Nineteen years later, Teodora, her boyfriend Vaki, and their friends Tina and Sale visit the bathhouse (where what sounds like an infant's cries and laughter frequently emanate from the plumbing) to buy drugs from a pair of dealers named Cane and Sleš. Aside from those two, the only other people in the building are an attendant, a wino, and a gay magistar named Djordjevic. While Vaki and Sale are purchasing the narcotics from Cane, someone murders both Sleš and Tina, the latter in front of a hiding Teodora. After finding Tina's body and the traumatized Teodora, everyone attempts to flee the bathhouse, the exits to which have all been sealed. Convinced that the drunk is the murderer, Cane impulsively shoots him to death; the man is afterward revealed to have been innocent when Sale discovers that his dropped camcorder had briefly recorded the real killer, who is wearing boots similar to Djordjevic's.

The men lock Djordjevic in a washroom stall and explore the bathhouse with Teodora, uncovering the attendant's body (which later vanishes) and a tunnel to the sewers in her living quarters. Vaki and Djordjevic are both murdered by the killer, who is revealed to be the attendant, who is also Margita. Convinced that the baby (called "Cloaca") that she had flushed down a toilet decades ago is somehow still alive and living in the sewers, Margita has spent years murdering visitors to the bathhouse so that she can feed her offspring their body parts by flushing them down the building's toilets. Assisting Margita are a deranged former professor named Dragi HadžiTošić (who has filled the sewers with traps for catching both people and crocodiles) and Cane, who she had abducted as a toddler and raised as her son.

As the psychotic family prepares to butcher their captives, they begin succumbing to infighting; Margita slits HadžiTošić's throat because Cane had been accidentally injured by one of his traps, and because he appeared to be attracted to Teodora, who manages to break free of her restraints and stab Margita. Teodora then releases Sale and together the two enter the sewers, pursued by Cane, who Teodora shoves into a pit where he is seemingly eaten by an entity implied to be Cloaca. Upon reaching the surface, Teodora and Sale are confronted by the wounded Margita, but are saved by a passing vagrant, who dies killing Margita (who, with her dying breath, reveals that Teodora is pregnant).
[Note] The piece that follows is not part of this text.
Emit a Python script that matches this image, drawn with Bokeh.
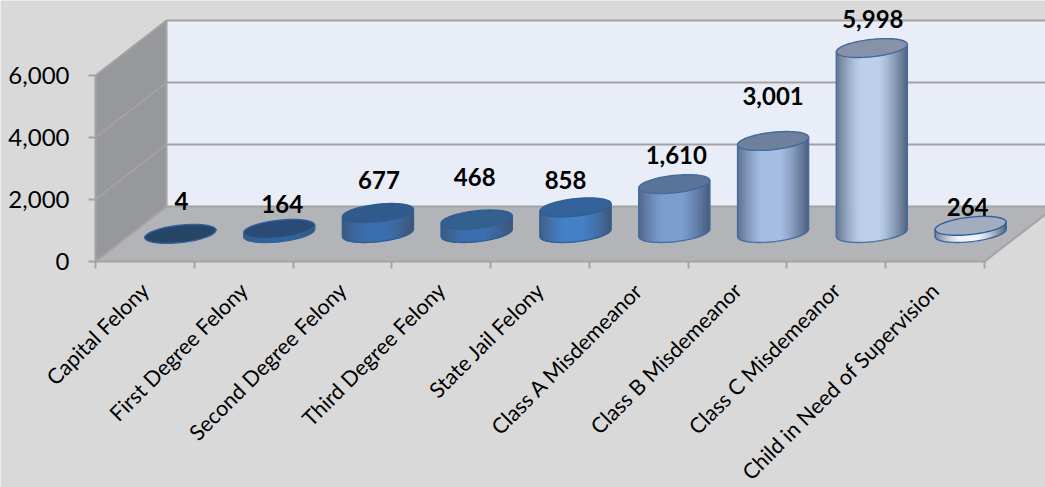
import math
from bokeh.plotting import figure
from bokeh.models import FixedTicker, NumeralTickFormatter, ColumnDataSource
from bokeh.core.properties import value
from bokeh.embed import file_html
from bokeh.resources import INLINE

categories = ["Capital Felony", "First Degree Felony", "Second Degree Felony",
              "Third Degree Felony", "State Jail Felony", "Class A Misdemeanor",
              "Class B Misdemeanor", "Class C Misdemeanor", "Child in Need of Supervision"]
counts = [4, 164, 677, 468, 858, 1610, 3001, 5998, 264]
y_ticks = [0, 2000, 4000, 6000]

# styling per cylinder
top_colors = ["#264567", "#2a4b75", "#30598c", "#33608f", "#34639c", "#5a7399", "#6f809c", "#8792a8", "#a3adc0"]
mid_colors = ["#2f5f98", "#32659f", "#3b6fae", "#3b6fae", "#4580c6", "#7c9dd0", "#a6bde2", "#bdd0ea", "#f0f4fb"]
rim_colors = ["#30619c", "#30619c", "#2f5c92", "#2f5c92", "#2f5c92", "#416b9f", "#416b9f", "#416b9f", "#2f5f9e"]
label_dx = [1, 3, 1, -2, -10, 2, 0, 1, -3]
label_dy = [33, 25, 33, 42, 27, 29, 45, 29, 19]

PAGE_W, PAGE_H = 1045, 487
LEFT, BASE = 95, 261
CAT_PX, Y_PX = 98.78, 0.031
DEPTH_X, DEPTH_Y = 71, 55
RX, TILT, RY = 35.5, 3.7, 8.7
BASE_LIFT = 1

def dx(px):
    return px / CAT_PX
def dy(px):
    return px / Y_PX

BG = "#d9d9d9"
p = figure(width=PAGE_W, height=PAGE_H, output_backend="svg", toolbar_location=None,
           x_range=(-LEFT / CAT_PX, (PAGE_W - LEFT) / CAT_PX),
           y_range=(-(PAGE_H - BASE) / Y_PX, BASE / Y_PX),
           min_border=0, background_fill_color=BG,
           border_fill_color=BG, outline_line_color=None)
p.grid.visible = False

ymax = max(y_ticks)
nc = len(categories)
GRID = "#a3a3a3"

# back wall, floor, left wall
p.patch([dx(DEPTH_X), dx(DEPTH_X) + 12, dx(DEPTH_X) + 12, dx(DEPTH_X)],
        [dy(DEPTH_Y), dy(DEPTH_Y), dy(DEPTH_Y) + ymax, dy(DEPTH_Y) + ymax],
        fill_color="#e9edf7", line_color=None)
p.patch([0, nc, nc + dx(DEPTH_X), dx(DEPTH_X)], [0, 0, dy(DEPTH_Y), dy(DEPTH_Y)],
        fill_color="#b2b4b8", line_color=None)
p.patch([0, dx(DEPTH_X), dx(DEPTH_X), 0], [0, dy(DEPTH_Y), dy(DEPTH_Y) + ymax, ymax],
        fill_color="#96989b", line_color=None)
for t in y_ticks:
    p.line([0, dx(DEPTH_X), nc + dx(DEPTH_X)], [t, t + dy(DEPTH_Y), t + dy(DEPTH_Y)],
           line_color=GRID, line_width=2)
p.line([0, 0], [0, ymax], line_color=GRID, line_width=2)
p.line([dx(DEPTH_X), dx(DEPTH_X)], [dy(DEPTH_Y), dy(DEPTH_Y) + ymax], line_color=GRID, line_width=2)
p.line([nc, nc + dx(DEPTH_X)], [0, dy(DEPTH_Y)], line_color=GRID, line_width=2)

def mix(a, b, f):
    ca = [int(a[i:i + 2], 16) for i in (1, 3, 5)]
    cb = [int(b[i:i + 2], 16) for i in (1, 3, 5)]
    return "#%02x%02x%02x" % tuple(round(x + (y - x) * f) for x, y in zip(ca, cb))

def shade(mid, u):
    # u in -1..1 across the cylinder: dark at the sides, light near the middle
    f = max(0.0, (abs(u + 0.05) - 0.25) / 0.75) ** 1.3
    return mix(mid, "#40536f", 0.8 * f)

STRIP = 1.5
for i, v in enumerate(counts):
    cx = i + 0.5 + dx(DEPTH_X / 2)
    y1 = dy(DEPTH_Y / 2) + v
    y0 = dy(DEPTH_Y / 2 + BASE_LIFT)
    xs, ys, cols = [], [], []
    n = int(round(2 * RX / STRIP))
    for k in range(n):
        a, b = -RX + k * 2 * RX / n, -RX + (k + 1) * 2 * RX / n
        low = []
        for o in (a, b):
            c = o / RX
            s = math.sqrt(max(0, 1 - c * c))
            low.append(dy(TILT * c) - dy(RY * s))
        xs.append([cx + dx(a), cx + dx(b), cx + dx(b), cx + dx(a)])
        ys.append([y0 + low[0], y0 + low[1], y1 + dy(TILT * b / RX), y1 + dy(TILT * a / RX)])
        cols.append(shade(mid_colors[i], (a + b) / 2 / RX))
    p.patches(xs, ys, fill_color=cols, line_color=cols, line_width=1)
    ts = [2 * math.pi * j / 72 for j in range(73)]
    ex = [cx + dx(RX * math.cos(t)) for t in ts]
    # body outline: sides and lower arc
    half = [math.pi + math.pi * j / 36 for j in range(37)]
    ox = [cx + dx(RX * math.cos(t)) for t in half]
    oy = [y0 + dy(TILT * math.cos(t) + RY * math.sin(t)) for t in half]
    p.line([cx - dx(RX)] + ox + [cx + dx(RX)], [y1 - dy(TILT)] + oy + [y1 + dy(TILT)],
           line_color=rim_colors[i], line_width=1.4, line_alpha=0.9)
    p.patch(ex, [y1 + dy(TILT * math.cos(t) + RY * math.sin(t)) for t in ts],
            fill_color=top_colors[i], line_color=rim_colors[i], line_width=1.4)

# value labels
src = ColumnDataSource(dict(
    x=[i + 0.5 + dx(DEPTH_X / 2 + o) for i, o in enumerate(label_dx)],
    y=[dy(DEPTH_Y / 2 + o) + v for v, o in zip(counts, label_dy)],
    t=[f"{v:,}" for v in counts]))
p.text("x", "y", text="t", source=src, text_font=value("Lato"), text_font_size="24px",
       text_font_style="bold", text_align="center", text_baseline="middle", text_color="#000000")

# axes, pinned to the zero lines of the two ranges
xa, ya = p.xaxis[0], p.yaxis[0]
xa.fixed_location = 0
ya.fixed_location = 0
xa.ticker = FixedTicker(ticks=[i + 0.5 for i in range(nc)], minor_ticks=list(range(nc + 1)))
xa.major_label_overrides = {i + 0.5: c for i, c in enumerate(categories)}
xa.major_label_orientation = math.pi / 4
xa.major_label_text_font = "Lato"
xa.major_label_text_font_size = "21.5px"
xa.major_label_text_color = "#000000"
xa.major_tick_line_color = None
xa.minor_tick_in = 0
xa.minor_tick_out = 7
xa.minor_tick_line_color = GRID
xa.minor_tick_line_width = 2
xa.axis_line_color = GRID
xa.axis_line_width = 2
xa.bounds = (0, nc)
xa.major_label_standoff = 18

ya.ticker = FixedTicker(ticks=y_ticks)
ya.formatter = NumeralTickFormatter(format="0,0")
ya.major_label_text_font = "Lato"
ya.major_label_text_font_size = "24px"
ya.major_label_text_color = "#000000"
ya.major_tick_in = 0
ya.major_tick_out = 7
ya.major_tick_line_color = GRID
ya.major_tick_line_width = 2
ya.minor_tick_line_color = None
ya.axis_line_color = None
ya.major_label_standoff = 19

open("out.html", "w").write(file_html(p, INLINE))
The film ends with a scene of Teodora giving birth to a child who is implied to have the same disorder ("T.T. Syndrome") as Cloaca.

== Reception ==

Frank Lafond of Kinoeye opined that T.T. Syndrome was "a very effective, gruesome and rather gory" film that was one of the "best surprises" of the 20th Brussels International Fantastic Film Festival. T.T. Syndrome was similarly praised by Ain't It Cool News, which called it "a landmark film" and "an outstanding establishing of a potentially great author" with a directorial-style that was comparable to both Dario Argento's and Lars von Trier's. The entertainingly "screwed up" film's style was also compared to Argento's classics by Film Threat, which wrote, "Yes, T.T. Syndrome is loud and obnoxious, and the characters are beyond dumb, but this is what makes the genre work. This feels like a period correct Giallo film in almost every single significant way."